Brinkbäumer gilt zudem als exzellenter Blattmacher. Er kam 1993 im jugendlichen Alter von 26 zum Nachrichtenmagazin. Jahrelang war er als Reporter im Ausland tätig. Anfang 2011 rückt er als Textchef unter dem geschassten Ex-Chefredakteur Georg Mascolo in die Chefredaktion und steigt Monate später zum Vize auf. 2007 bekam für seine Reportage “Die afrikanische Odyssee” den Henri-Nannen-Preis. Zudem hat er sich seine Sporen an der "Spiegel"-Spitze eigentlich schon verdient: Bis zu Büchners Start beim "Spiegel" wurde die Printredaktion des Magazins zwischenzeitlich geführt von den beiden stellvertretenden Chefredakteuren, Brinkbäumer und Martin Doerry. In diese Zeit im Sommer 2013 fielen einige der auflagenstärksten Ausgaben der vergangenen Jahre.
Wie auch immer: Der neuen Führung steht eine schwere Aufgabe bevor. Sie muss trotz erheblicher Widerstände versuchen, Print und Online zusammenzuführen. Doch auch andere schwere Entscheidungen sind zu treffen. Dazu gehört die Personalie Nikolaus Blome, Mitglied der "Spiegel"-Chefredaktion. Büchner hatte den ehemaligen Vize-Chef der beim "Spiegel" ungeliebten "Bild"-Zeitung geholt. Doch mit dieser Entscheidung hatte der frühere dpa-Chefredakteur kurz nach seinem Amtsantritt bereits für den ersten Eklat gesorgt.

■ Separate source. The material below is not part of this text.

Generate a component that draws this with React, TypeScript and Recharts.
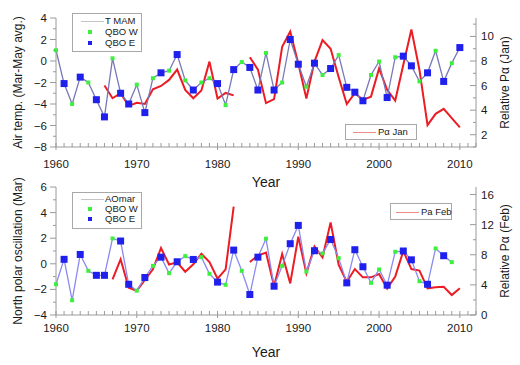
import React from 'react';
import { LineChart, Line, XAxis, YAxis, Legend } from 'recharts';

const years = [
  1960, 1961, 1962, 1963, 1964, 1965, 1966, 1967, 1968, 1969,
  1970, 1971, 1972, 1973, 1974, 1975, 1976, 1977, 1978, 1979,
  1980, 1981, 1982, 1983, 1984, 1985, 1986, 1987, 1988, 1989,
  1990, 1991, 1992, 1993, 1994, 1995, 1996, 1997, 1998, 1999,
  2000, 2001, 2002, 2003, 2004, 2005, 2006, 2007, 2008, 2009,
  2010,
];

const qboPhase = [
  'W', 'E', 'W', 'E', 'W', 'E', 'E', 'W', 'E', 'E',
  'W', 'E', 'W', 'E', 'W', 'E', 'W', 'E', 'W', 'W',
  'E', 'W', 'E', 'W', 'E', 'E', 'W', 'E', 'W', 'E',
  'E', 'W', 'E', 'W', 'E', 'W', 'E', 'E', 'E', 'W',
  'W', 'E', 'W', 'E', 'E', 'W', 'E', 'W', 'E', 'W',
  'E',
];

const tMam = [
  1.0, -2.1, -4.0, -1.5, -2.0, -3.6, -5.2, 0.25, -3.0, -4.0,
  -2.2, -4.8, -1.6, -1.1, -0.9, 0.6, -1.8, -2.7, -2.0, -1.6,
  -2.1, -4.1, -0.8, -0.1, -0.6, -2.7, 0.75, -2.7, -2.0, 2.0,
  -0.3, -2.4, -0.2, -1.3, -0.7, 0.55, -2.45, -2.9, -3.7, -1.3,
  -0.05, -3.4, 0.35, 0.45, -0.45, -1.9, -1.1, 0.95, -1.9, -0.2,
  1.25,
];

const aoMar = [
  -1.6, 0.35, -2.85, 0.73, -0.55, -0.9, -0.9, 1.98, 1.78, -1.6,
  -2.1, -1.07, -0.16, 0.52, -0.73, 0.16, 0.6, 0.34, 0.52, -0.78,
  -1.43, -1.64, 1.07, -0.55, -2.4, 0.52, 1.96, -1.75, -0.16, 1.57,
  3.0, -0.6, 1.02, 0.81, 1.9, 0.44, -1.49, 1.1, -0.23, -1.49,
  -0.44, -1.67, 0.94, 1.0, 0.31, -1.36, -1.6, 1.2, 0.63, 0.13,
  null,
];

const paJan = [
  null, null, null, null, null, null, 6.0, 4.97, 5.38, 4.35,
  4.6, 4.5, 5.7, 5.97, 6.46, 7.3, 5.65, 4.97, 5.6, 7.95,
  4.95, 5.4, 5.2, null, 8.3, 7.3, 4.57, 4.9, 9.16, 10.4,
  7.8, 4.95, 7.95, 9.7, 9.0, 6.68, 4.5, 5.38, 4.84, 5.1,
  7.4, 5.65, 4.78, 7.7, 10.57, 7.27, 2.78, 3.7, 4.1, 3.35,
  2.6,
];

const paFeb = [
  null, null, null, null, null, null, null, 4.73, 7.4, 3.63,
  3.23, 4.65, 6.06, 8.9, 6.7, 7.0, 5.75, 6.73, 8.14, 7.04,
  4.82, 6.06, 14.4, null, 7.04, 7.9, 8.3, 3.85, 8.1, 4.2,
  10.4, 5.53, 9.1, 7.65, 12.3, 6.64, 4.42, 6.1, 5.0, 5.0,
  5.44, 3.5, 5.1, 8.5, 6.1, 5.9, 3.54, 3.67, 3.76, 2.65,
  3.54,
];

const xTicks = [
  1960, 1961, 1962, 1963, 1964, 1965, 1966, 1967, 1968, 1969,
  1970, 1971, 1972, 1973, 1974, 1975, 1976, 1977, 1978, 1979,
  1980, 1981, 1982, 1983, 1984, 1985, 1986, 1987, 1988, 1989,
  1990, 1991, 1992, 1993, 1994, 1995, 1996, 1997, 1998, 1999,
  2000, 2001, 2002, 2003, 2004, 2005, 2006, 2007, 2008, 2009,
  2010, 2011, 2012,
];
const topLeftTicks = [-8, -7, -6, -5, -4, -3, -2, -1, 0, 1, 2, 3, 4];
const topRightTicks = [1, 2, 3, 4, 5, 6, 7, 8, 9, 10, 11];
const botLeftTicks = [-4, -3, -2, -1, 0, 1, 2, 3, 4, 5, 6];
const botRightTicks = [0, 2, 4, 6, 8, 10, 12, 14, 16];

const data = years.map((year, i) => ({
  year,
  q: qboPhase[i],
  t: tMam[i],
  ao: aoMar[i],
  jan: paJan[i],
  feb: paFeb[i],
}));

const FONT = '"Liberation Sans", Arial, Helvetica, sans-serif';
const AXIS = '#9a9a9a';
const TXT = '#1a1a1a';
const GREEN = '#3ef03e';
const BLUE = '#2020ee';
const RED = '#ec1c24';

const makeXTick = (labelDy: number) => (props: any) => {
  const { x, y, payload } = props;
  const v = payload.value;
  const major = v % 10 === 0;
  return (
    <g>
      <line x1={x} x2={x} y1={y - 4} y2={major ? y + 3 : y} stroke={AXIS} strokeWidth={1} />
      {major && (
        <text x={x} y={y + labelDy} textAnchor="middle" fontSize={11.5} fill={TXT} fontFamily={FONT}>
          {v}
        </text>
      )}
    </g>
  );
};

const makeLeftTick = (step: number) => (props: any) => {
  const { x, y, payload } = props;
  const v = payload.value;
  const major = v % step === 0;
  return (
    <g>
      <line x1={x - (major ? 6 : 3)} x2={x} y1={y} y2={y} stroke={AXIS} strokeWidth={1} />
      {major && (
        <text x={x - 9} y={y + 4} textAnchor="end" fontSize={11.5} fill={TXT} fontFamily={FONT}>
          {v < 0 ? '\u2212' + Math.abs(v) : v}
        </text>
      )}
    </g>
  );
};

const makeRightTick = (step: number) => (props: any) => {
  const { x, y, payload } = props;
  const v = payload.value;
  const major = v % step === 0;
  return (
    <g>
      <line x1={x - (major ? 6 : 3)} x2={x} y1={y} y2={y} stroke={AXIS} strokeWidth={1} />
      {major && (
        <text x={x + 5} y={y + 4} textAnchor="start" fontSize={11.5} fill={TXT} fontFamily={FONT}>
          {v}
        </text>
      )}
    </g>
  );
};

const vLabel = (text: string, dxFromAxisBox: number) => (props: any) => {
  const vb = props.viewBox || {};
  const cx = vb.x + dxFromAxisBox;
  const cy = vb.y + vb.height / 2;
  return (
    <text
      x={cx}
      y={cy}
      textAnchor="middle"
      dominantBaseline="central"
      fontSize={12}
      fill={TXT}
      fontFamily={FONT}
      transform={`rotate(-90 ${cx} ${cy})`}
    >
      {text}
    </text>
  );
};

const yearLabel = (baseline: number) => (props: any) => {
  const vb = props.viewBox || {};
  return (
    <text x={vb.x + vb.width / 2} y={vb.y + baseline} textAnchor="middle" fontSize={14} fill={TXT} fontFamily={FONT}>
      Year
    </text>
  );
};

const QboDot = (props: any) => {
  const { cx, cy, payload, index } = props;
  if (cx == null || cy == null || payload == null) return <g key={`d${index}`} />;
  const w = payload.q === 'W';
  const s = w ? 4 : 7;
  return <rect key={`d${index}`} x={cx - s / 2} y={cy - s / 2} width={s} height={s} fill={w ? GREEN : BLUE} />;
};

const boxStyle = (left: number, top: number, width: number, height: number): React.CSSProperties => ({
  position: 'absolute',
  left,
  top,
  width,
  height,
  border: '1px solid #a8a8a8',
  background: '#fff',
  boxSizing: 'border-box',
  fontFamily: FONT,
  fontSize: 9.5,
  color: TXT,
});

const rowText = (left: number, cy: number, text: string) => (
  <div style={{ position: 'absolute', left, top: cy - 6, lineHeight: '12px', whiteSpace: 'nowrap' }}>{text}</div>
);

const lineSwatch = (left: number, cy: number, width: number, color: string) => (
  <div style={{ position: 'absolute', left, top: cy - 0.5, width, height: 1, background: color }} />
);

const squareSwatch = (cx: number, cy: number, size: number, color: string) => (
  <div style={{ position: 'absolute', left: cx - size / 2, top: cy - size / 2, width: size, height: size, background: color }} />
);

const TopLegend = () => (
  <div style={{ position: 'relative', width: 520, height: 0 }}>
    <div style={boxStyle(72, 13, 70, 39)}>
      {lineSwatch(8, 7, 23, '#c4c4c4')}
      {rowText(32, 7, 'T MAM')}
      {squareSwatch(17, 18, 4, GREEN)}
      {rowText(32, 18, 'QBO W')}
      {squareSwatch(17, 28.5, 4, BLUE)}
      {rowText(32, 28.5, 'QBO E')}
    </div>
    <div style={boxStyle(345, 124, 72, 16)}>
      {lineSwatch(7, 7, 23, '#f08a8a')}
      {rowText(32, 7, 'P\u03b1 Jan')}
    </div>
  </div>
);

// bottom chart container starts at page y = 160
const BottomLegend = () => (
  <div style={{ position: 'relative', width: 520, height: 0 }}>
    <div style={boxStyle(72, 32, 70, 37)}>
      {lineSwatch(8, 6, 23, '#c4c4c4')}
      {rowText(32, 6, 'AOmar')}
      {squareSwatch(17, 16, 4, GREEN)}
      {rowText(32, 16, 'QBO W')}
      {squareSwatch(17, 26, 4, BLUE)}
      {rowText(32, 26, 'QBO E')}
    </div>
    <div style={boxStyle(390, 43, 62, 17)}>
      {lineSwatch(5, 8, 23, '#f08a8a')}
      {rowText(30, 8, 'Pa Feb')}
    </div>
  </div>
);

export default function App() {
  return (
    <div style={{ position: 'absolute', left: 0, top: 0, width: 520, height: 365, background: '#fff', fontFamily: FONT }}>
      <div style={{ position: 'absolute', left: 0, top: 0 }}>
        <LineChart width={520} height={192} data={data} margin={{ top: 18, right: 0, bottom: 0, left: 0 }}>
          <XAxis
            dataKey="year"
            type="number"
            domain={[1960, 2012]}
            ticks={xTicks}
            interval={0}
            height={45}
            tickSize={0}
            tickMargin={0}
            tickLine={false}
            stroke={AXIS}
            tick={makeXTick(20.5)}
            label={{ content: yearLabel(40) } as any}
          />
          <YAxis
            yAxisId="l"
            domain={[-8, 4]}
            ticks={topLeftTicks}
            interval={0}
            width={56}
            tickSize={0}
            tickMargin={0}
            tickLine={false}
            stroke={AXIS}
            tick={makeLeftTick(2)}
            label={{ content: vLabel('Air temp. (Mar-May avg.)', 18) } as any}
          />
          <YAxis
            yAxisId="r"
            orientation="right"
            domain={[1, 11.5]}
            ticks={topRightTicks}
            interval={0}
            width={44}
            tickSize={0}
            tickMargin={0}
            tickLine={false}
            stroke={AXIS}
            tick={makeRightTick(2)}
            label={{ content: vLabel('Relative P\u03b1 (Jan)', 29) } as any}
          />
          <Legend content={() => <TopLegend />} wrapperStyle={{ left: 0, top: 0, width: 520, height: 0 }} />
          <Line
            yAxisId="r"
            dataKey="jan"
            name="P\u03b1 Jan"
            stroke={RED}
            strokeWidth={2}
            dot={false}
            activeDot={false}
            connectNulls={false}
            isAnimationActive={false}
          />
          <Line
            yAxisId="l"
            dataKey="t"
            name="T MAM"
            stroke="#7878b8"
            strokeWidth={1.3}
            dot={QboDot}
            activeDot={false}
            isAnimationActive={false}
          />
        </LineChart>
      </div>
      <div style={{ position: 'absolute', left: 0, top: 160 }}>
        <LineChart width={520} height={205} data={data} margin={{ top: 27, right: 0, bottom: 0, left: 0 }}>
          <XAxis
            dataKey="year"
            type="number"
            domain={[1960, 2012]}
            ticks={xTicks}
            interval={0}
            height={50}
            tickSize={0}
            tickMargin={0}
            tickLine={false}
            stroke={AXIS}
            tick={makeXTick(16.5)}
            label={{ content: yearLabel(42) } as any}
          />
          <YAxis
            yAxisId="l"
            domain={[-4, 6]}
            ticks={botLeftTicks}
            interval={0}
            width={56}
            tickSize={0}
            tickMargin={0}
            tickLine={false}
            stroke={AXIS}
            tick={makeLeftTick(2)}
            label={{ content: vLabel('North polar oscillation (Mar)', 18) } as any}
          />
          <YAxis
            yAxisId="r"
            orientation="right"
            domain={[0, 17]}
            ticks={botRightTicks}
            interval={0}
            width={44}
            tickSize={0}
            tickMargin={0}
            tickLine={false}
            stroke={AXIS}
            tick={makeRightTick(4)}
            label={{ content: vLabel('Relative P\u03b1 (Feb)', 29) } as any}
          />
          <Legend content={() => <BottomLegend />} wrapperStyle={{ left: 0, top: 0, width: 520, height: 0 }} />
          <Line
            yAxisId="r"
            dataKey="feb"
            name="Pa Feb"
            stroke={RED}
            strokeWidth={2}
            dot={false}
            activeDot={false}
            connectNulls={false}
            isAnimationActive={false}
          />
          <Line
            yAxisId="l"
            dataKey="ao"
            name="AOmar"
            stroke="#8a8af0"
            strokeWidth={1.3}
            dot={QboDot}
            activeDot={false}
            isAnimationActive={false}
          />
        </LineChart>
      </div>
    </div>
  );
}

Büchner übrigens wirkt ganz cool. In seinem Twitter-Profil zitierte Büchner am Donnerstag den Schriftsteller Samuel Beckett mit den Worten: "Ever tried. Ever failed. No matter. Try Again. Fail again. Fail better" (Immer versucht. Immer gescheitert. Einerlei. Wieder versuchen. Wieder scheitern. Besser scheitern.)